Acordo feito pelo governo federal para encerrar a paralisação dos motoristas desagradou a vários setores e corre sérios riscos; empresas prometem ir à Justiça contra tabela de fretes e há avaliações de que fixar preço do combustível é inconstitucional
Menos de uma semana após seu lançamento, o pacote do governo para encerrar a greve dos caminhoneiros está ameaçado, por desagradar a outros setores e recorrer a medidas consideradas inconstitucionais. Se sobreviver e for implementado, ainda corre o risco de ser desmontado nos tribunais.
No Planalto, os auxiliares mais próximos do presidente Michel Temer temem pelo futuro das negociações, feitas sob pressão. E há grande preocupação com uma nova paralisação, apesar de agora o movimento não contar mais com o apoio das transportadoras. O medo é em relação aos grupos mais radicais de caminhoneiros autônomos.

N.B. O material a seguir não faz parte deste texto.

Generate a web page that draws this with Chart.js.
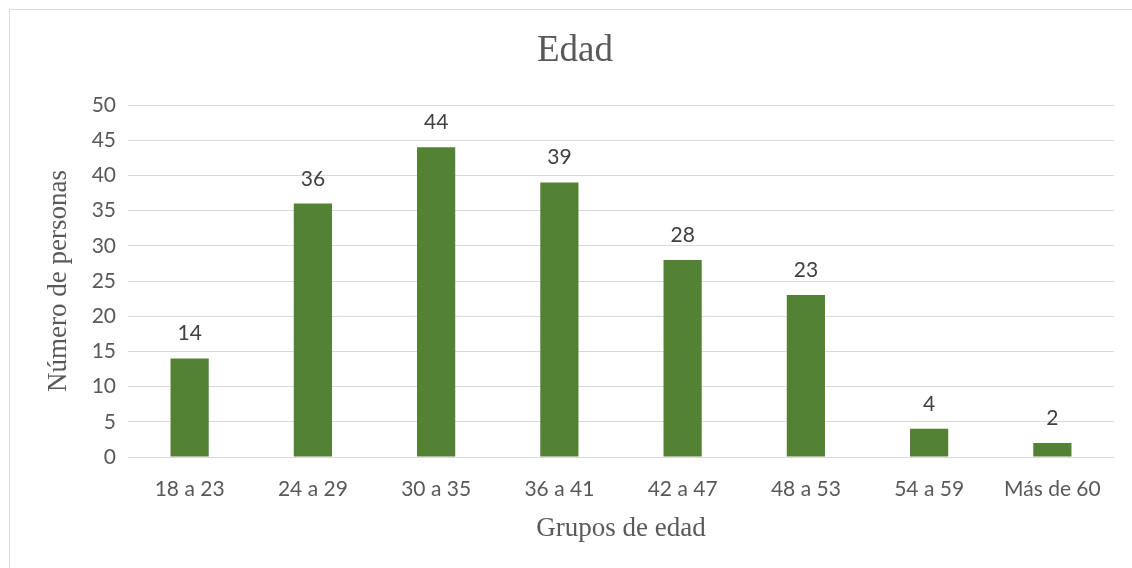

O governo recuou nesta quarta-feira, 06, da medida de maior visibilidade do pacote, o desconto de R$ 0,46 no litro do diesel. Em entrevista à rádio CBN, o ministro-chefe da Casa Civil, Eliseu Padilha, admitiu que o corte será menor: R$ 0,41. O argumento é que o desconto só incide sobre o derivado de petróleo, mas o que é comercializado nos postos contém 10% de biocombustíveis, sobre o qual não houve corte. O raciocínio, porém, é refutado pela Aprobio, a associação dos produtores de biodiesel, que dizem que o corte prometido se refere ao produto na saída da refinaria.
Além disso, após prometer o uso do “poder de polícia” para garantir o repasse do desconto aos consumidores, o governo passou a admitir, internamente, que as multas aplicadas pelos Procons pela ausência do repasse podem virar alvo de batalha na Justiça, já que o preço dos combustíveis é livre. “Se multar, a Justiça derruba no dia seguinte”, disse Arthur Rollo, ex-secretário Nacional do Consumidor.
Uma fonte do Palácio do Planalto avaliou que o governo perdeu o controle sobre outra questão que gerou grande pressão durante a paralisação: a periodicidade do reajuste dos combustíveis. Depois de muitas declarações desencontradas e do pedido de demissão de Pedro Parente da Petrobrás, a questão foi entregue à Agência Nacional de Petróleo (ANP), para uma consulta pública – envolvendo não apenas o diesel, mas todos os combustíveis. Para esse interlocutor do presidente Temer, agora só resta “ficar na torcida”.
A tabela do frete mínimo, outra antiga reivindicação dos caminhoneiros atendida no auge da crise, está em revisão por pressão do agronegócio, segundo informou o ‘Estado’ em sua edição desta quarta-feira. No Planalto, há temor em contrariar um lado ou outro da disputa. A avaliação, além disso, é que o tabelamento é inconstitucional, porque fere o princípio da livre concorrência. Por isso, entidades empresariais consideram derrubar a tabela nos tribunais, se não ficarem satisfeitas com a revisão.
Outra medida adotada em função da greve que gera dor de cabeça é a isenção de pedágio sobre os eixos suspensos de caminhões vazios nas rodovias concedidas por Estados e municípios. As concessionárias deixaram de cobrar o pedágio, mas vão ficar com um buraco nas contas. E vão pedir medidas para reequilibrar seus contratos. São Paulo, que detém perto de 60% da malha afetada pela medida, já disse que vai cobrar a conta do governo federal (em torno de R$ 60 milhões por mês). A isenção do pedágio, determinada pelo governo federal sobre concessões que são de outras esferas de governo, também pode ter sua constitucionalidade questionada.
Para o ministro dos Transportes, Valter Casimiro, o acordo continua porque o governo está cumprindo o que prometeu. Ele disse ainda que o Ministério dos Transportes mantém um “fórum permanente” para tratar do tema e não houve ameaça pelos caminhoneiros de retorno à paralisação nas estradas porque foi demonstrado que “o governo cumpriu na redução do preço, da previsibilidade do preço, da não cobrança do eixo suspenso nas praças de pedágios das rodovias estaduais e na elaboração da tabela de preço mínimo de fretes”.